>> begin MATERIAL PROVIDED

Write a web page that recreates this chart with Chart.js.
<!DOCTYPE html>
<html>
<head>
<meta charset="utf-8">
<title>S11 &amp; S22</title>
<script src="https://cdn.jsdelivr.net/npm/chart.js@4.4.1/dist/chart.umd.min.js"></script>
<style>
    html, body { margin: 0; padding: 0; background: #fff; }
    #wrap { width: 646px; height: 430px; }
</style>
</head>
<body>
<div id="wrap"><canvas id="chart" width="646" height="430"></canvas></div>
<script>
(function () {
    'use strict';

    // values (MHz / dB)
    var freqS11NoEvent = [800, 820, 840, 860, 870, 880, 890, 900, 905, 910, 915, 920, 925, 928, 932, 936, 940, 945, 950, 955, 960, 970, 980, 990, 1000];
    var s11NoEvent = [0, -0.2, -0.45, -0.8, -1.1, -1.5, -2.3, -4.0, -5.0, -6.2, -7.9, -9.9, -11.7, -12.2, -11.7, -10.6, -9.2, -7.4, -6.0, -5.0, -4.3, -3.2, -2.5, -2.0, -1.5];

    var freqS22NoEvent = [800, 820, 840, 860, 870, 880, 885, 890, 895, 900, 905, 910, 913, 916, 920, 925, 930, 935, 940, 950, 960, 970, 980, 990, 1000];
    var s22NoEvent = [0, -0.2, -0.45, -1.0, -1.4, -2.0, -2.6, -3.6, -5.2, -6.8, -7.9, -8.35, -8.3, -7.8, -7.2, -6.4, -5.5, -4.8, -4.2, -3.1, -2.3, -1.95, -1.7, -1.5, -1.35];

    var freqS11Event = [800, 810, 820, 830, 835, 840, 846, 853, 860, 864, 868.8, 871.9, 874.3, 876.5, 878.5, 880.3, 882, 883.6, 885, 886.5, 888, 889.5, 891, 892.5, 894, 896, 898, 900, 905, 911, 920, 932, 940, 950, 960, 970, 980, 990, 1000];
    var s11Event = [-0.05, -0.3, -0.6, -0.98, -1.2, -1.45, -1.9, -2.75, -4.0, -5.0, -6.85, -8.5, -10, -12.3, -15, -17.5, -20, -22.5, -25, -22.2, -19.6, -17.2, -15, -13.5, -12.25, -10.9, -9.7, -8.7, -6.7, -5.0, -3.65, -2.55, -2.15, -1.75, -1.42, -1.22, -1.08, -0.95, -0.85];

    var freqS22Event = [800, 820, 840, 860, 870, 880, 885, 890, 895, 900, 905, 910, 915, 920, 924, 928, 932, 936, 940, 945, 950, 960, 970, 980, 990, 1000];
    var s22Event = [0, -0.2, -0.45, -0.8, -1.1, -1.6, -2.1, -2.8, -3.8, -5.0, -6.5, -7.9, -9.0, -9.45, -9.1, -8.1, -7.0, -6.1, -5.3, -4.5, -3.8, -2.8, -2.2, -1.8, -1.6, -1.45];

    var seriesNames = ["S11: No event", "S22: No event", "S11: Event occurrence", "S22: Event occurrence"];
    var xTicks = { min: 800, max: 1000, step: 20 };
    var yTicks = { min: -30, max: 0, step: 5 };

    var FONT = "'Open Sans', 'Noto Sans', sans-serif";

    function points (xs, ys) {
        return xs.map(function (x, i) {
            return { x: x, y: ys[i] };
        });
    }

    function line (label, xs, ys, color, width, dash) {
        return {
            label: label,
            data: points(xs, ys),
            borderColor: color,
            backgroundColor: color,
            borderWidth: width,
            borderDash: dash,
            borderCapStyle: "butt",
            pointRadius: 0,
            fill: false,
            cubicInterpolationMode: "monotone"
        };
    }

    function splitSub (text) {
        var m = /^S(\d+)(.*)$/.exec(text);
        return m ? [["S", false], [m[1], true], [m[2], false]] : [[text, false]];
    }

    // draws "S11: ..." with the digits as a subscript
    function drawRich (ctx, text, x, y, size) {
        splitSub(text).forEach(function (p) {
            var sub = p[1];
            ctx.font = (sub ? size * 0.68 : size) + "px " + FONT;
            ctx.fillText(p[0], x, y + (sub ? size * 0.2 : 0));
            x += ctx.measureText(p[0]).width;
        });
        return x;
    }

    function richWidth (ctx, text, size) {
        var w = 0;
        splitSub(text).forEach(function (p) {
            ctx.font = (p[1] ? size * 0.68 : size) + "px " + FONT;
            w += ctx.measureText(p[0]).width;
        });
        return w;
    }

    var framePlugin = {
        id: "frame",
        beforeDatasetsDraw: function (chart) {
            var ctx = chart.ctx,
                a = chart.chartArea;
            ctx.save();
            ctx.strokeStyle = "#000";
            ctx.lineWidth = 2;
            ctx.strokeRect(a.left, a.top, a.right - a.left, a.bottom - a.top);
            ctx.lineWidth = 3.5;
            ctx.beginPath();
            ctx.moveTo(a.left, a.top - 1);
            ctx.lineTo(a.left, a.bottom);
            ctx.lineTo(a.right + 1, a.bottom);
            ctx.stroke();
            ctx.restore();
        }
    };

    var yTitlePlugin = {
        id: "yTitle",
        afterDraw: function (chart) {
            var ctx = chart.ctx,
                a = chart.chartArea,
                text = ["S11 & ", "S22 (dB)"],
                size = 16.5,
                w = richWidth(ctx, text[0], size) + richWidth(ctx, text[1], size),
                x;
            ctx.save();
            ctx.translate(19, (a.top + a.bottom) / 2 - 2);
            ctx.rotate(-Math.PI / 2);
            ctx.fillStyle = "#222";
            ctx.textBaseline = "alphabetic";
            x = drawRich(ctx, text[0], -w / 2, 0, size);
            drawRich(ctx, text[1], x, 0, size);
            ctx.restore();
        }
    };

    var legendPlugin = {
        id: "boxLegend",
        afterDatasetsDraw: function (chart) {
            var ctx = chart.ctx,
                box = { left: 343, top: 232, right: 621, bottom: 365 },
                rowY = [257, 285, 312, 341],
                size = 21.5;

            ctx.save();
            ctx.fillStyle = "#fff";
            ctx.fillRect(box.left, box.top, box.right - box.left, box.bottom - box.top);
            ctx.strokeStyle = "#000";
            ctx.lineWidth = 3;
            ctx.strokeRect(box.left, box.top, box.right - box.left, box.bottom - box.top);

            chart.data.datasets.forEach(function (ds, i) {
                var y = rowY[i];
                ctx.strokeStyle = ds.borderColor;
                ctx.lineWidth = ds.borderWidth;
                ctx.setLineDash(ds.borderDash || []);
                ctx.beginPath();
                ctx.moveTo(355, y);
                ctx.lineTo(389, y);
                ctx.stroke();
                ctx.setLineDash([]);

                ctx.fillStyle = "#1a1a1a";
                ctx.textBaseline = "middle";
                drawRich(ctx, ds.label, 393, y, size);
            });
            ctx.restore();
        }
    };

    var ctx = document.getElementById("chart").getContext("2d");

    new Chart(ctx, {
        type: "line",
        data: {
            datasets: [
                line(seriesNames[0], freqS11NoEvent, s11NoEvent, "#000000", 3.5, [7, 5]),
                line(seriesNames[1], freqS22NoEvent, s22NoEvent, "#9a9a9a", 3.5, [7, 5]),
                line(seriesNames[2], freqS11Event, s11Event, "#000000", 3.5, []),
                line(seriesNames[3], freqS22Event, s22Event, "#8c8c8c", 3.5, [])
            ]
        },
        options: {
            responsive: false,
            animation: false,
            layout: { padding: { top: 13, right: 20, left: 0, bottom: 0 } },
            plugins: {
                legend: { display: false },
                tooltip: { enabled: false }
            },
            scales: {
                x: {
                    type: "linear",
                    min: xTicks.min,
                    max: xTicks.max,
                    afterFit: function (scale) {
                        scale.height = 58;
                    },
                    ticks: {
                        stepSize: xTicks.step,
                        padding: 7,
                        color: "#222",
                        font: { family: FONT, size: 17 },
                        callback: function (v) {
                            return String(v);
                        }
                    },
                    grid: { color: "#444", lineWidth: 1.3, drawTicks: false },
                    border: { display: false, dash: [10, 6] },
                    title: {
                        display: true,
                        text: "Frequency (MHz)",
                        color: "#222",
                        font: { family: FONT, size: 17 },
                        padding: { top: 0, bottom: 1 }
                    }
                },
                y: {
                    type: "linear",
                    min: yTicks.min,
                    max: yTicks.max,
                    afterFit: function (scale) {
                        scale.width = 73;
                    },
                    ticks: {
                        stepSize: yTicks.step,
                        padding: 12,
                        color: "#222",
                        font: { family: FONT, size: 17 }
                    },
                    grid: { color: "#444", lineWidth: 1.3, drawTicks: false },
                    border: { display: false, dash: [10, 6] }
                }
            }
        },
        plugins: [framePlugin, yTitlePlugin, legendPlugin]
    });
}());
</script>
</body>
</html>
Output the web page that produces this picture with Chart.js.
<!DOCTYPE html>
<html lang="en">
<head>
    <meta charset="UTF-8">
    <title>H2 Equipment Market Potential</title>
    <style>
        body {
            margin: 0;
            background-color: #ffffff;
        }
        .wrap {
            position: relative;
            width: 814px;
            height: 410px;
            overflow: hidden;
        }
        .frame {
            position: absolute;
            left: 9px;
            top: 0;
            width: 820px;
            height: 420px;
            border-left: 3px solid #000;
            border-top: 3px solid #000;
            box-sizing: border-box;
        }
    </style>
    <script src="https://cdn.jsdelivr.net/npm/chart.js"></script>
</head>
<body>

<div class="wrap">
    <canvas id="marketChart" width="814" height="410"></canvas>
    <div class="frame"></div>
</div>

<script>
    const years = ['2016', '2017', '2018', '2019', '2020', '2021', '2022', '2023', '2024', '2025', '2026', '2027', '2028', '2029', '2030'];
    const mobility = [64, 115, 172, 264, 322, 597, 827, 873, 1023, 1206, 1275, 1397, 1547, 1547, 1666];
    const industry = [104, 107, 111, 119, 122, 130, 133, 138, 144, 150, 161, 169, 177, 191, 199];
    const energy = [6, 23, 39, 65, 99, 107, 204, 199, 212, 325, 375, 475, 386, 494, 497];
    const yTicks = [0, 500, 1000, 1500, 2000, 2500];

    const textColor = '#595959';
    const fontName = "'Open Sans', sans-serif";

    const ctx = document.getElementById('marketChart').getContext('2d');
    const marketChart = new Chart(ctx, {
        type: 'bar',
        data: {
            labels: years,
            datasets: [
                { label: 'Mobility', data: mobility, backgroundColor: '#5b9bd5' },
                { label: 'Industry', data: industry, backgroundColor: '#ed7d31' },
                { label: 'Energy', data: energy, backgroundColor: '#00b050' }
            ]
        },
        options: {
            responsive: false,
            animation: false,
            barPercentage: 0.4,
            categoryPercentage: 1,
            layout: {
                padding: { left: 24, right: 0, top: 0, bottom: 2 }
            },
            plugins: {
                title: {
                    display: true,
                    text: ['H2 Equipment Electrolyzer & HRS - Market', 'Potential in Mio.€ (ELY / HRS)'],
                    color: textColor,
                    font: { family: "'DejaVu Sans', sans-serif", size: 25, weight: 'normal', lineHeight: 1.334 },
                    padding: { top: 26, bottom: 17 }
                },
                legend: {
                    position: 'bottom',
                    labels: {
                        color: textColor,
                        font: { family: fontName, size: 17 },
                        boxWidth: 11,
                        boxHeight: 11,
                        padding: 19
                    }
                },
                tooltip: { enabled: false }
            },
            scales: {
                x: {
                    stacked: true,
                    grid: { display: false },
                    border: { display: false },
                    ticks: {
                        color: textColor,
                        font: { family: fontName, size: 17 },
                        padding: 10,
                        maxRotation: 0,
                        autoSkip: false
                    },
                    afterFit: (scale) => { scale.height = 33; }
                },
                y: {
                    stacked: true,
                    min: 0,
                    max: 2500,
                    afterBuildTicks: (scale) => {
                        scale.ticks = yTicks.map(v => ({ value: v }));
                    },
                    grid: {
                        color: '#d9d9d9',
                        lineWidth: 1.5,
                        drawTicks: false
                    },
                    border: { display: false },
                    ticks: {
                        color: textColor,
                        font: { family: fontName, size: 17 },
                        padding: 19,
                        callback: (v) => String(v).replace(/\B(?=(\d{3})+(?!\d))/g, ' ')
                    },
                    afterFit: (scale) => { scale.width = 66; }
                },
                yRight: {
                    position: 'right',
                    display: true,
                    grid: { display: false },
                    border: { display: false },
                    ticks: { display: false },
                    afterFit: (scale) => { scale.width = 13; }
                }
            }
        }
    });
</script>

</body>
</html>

>> end MATERIAL PROVIDED

▸ **THE PROBLEM**
Look above and repeat, character for character, the lines from the first one to the line with "-1.7, -1.5, -1.35];", counting both.

▸ **IN RESPONSE**
Write a web page that recreates this chart with Chart.js.
<!DOCTYPE html>
<html>
<head>
<meta charset="utf-8">
<title>S11 &amp; S22</title>
<script src="https://cdn.jsdelivr.net/npm/chart.js@4.4.1/dist/chart.umd.min.js"></script>
<style>
    html, body { margin: 0; padding: 0; background: #fff; }
    #wrap { width: 646px; height: 430px; }
</style>
</head>
<body>
<div id="wrap"><canvas id="chart" width="646" height="430"></canvas></div>
<script>
(function () {
    'use strict';

    // values (MHz / dB)
    var freqS11NoEvent = [800, 820, 840, 860, 870, 880, 890, 900, 905, 910, 915, 920, 925, 928, 932, 936, 940, 945, 950, 955, 960, 970, 980, 990, 1000];
    var s11NoEvent = [0, -0.2, -0.45, -0.8, -1.1, -1.5, -2.3, -4.0, -5.0, -6.2, -7.9, -9.9, -11.7, -12.2, -11.7, -10.6, -9.2, -7.4, -6.0, -5.0, -4.3, -3.2, -2.5, -2.0, -1.5];

    var freqS22NoEvent = [800, 820, 840, 860, 870, 880, 885, 890, 895, 900, 905, 910, 913, 916, 920, 925, 930, 935, 940, 950, 960, 970, 980, 990, 1000];
    var s22NoEvent = [0, -0.2, -0.45, -1.0, -1.4, -2.0, -2.6, -3.6, -5.2, -6.8, -7.9, -8.35, -8.3, -7.8, -7.2, -6.4, -5.5, -4.8, -4.2, -3.1, -2.3, -1.95, -1.7, -1.5, -1.35];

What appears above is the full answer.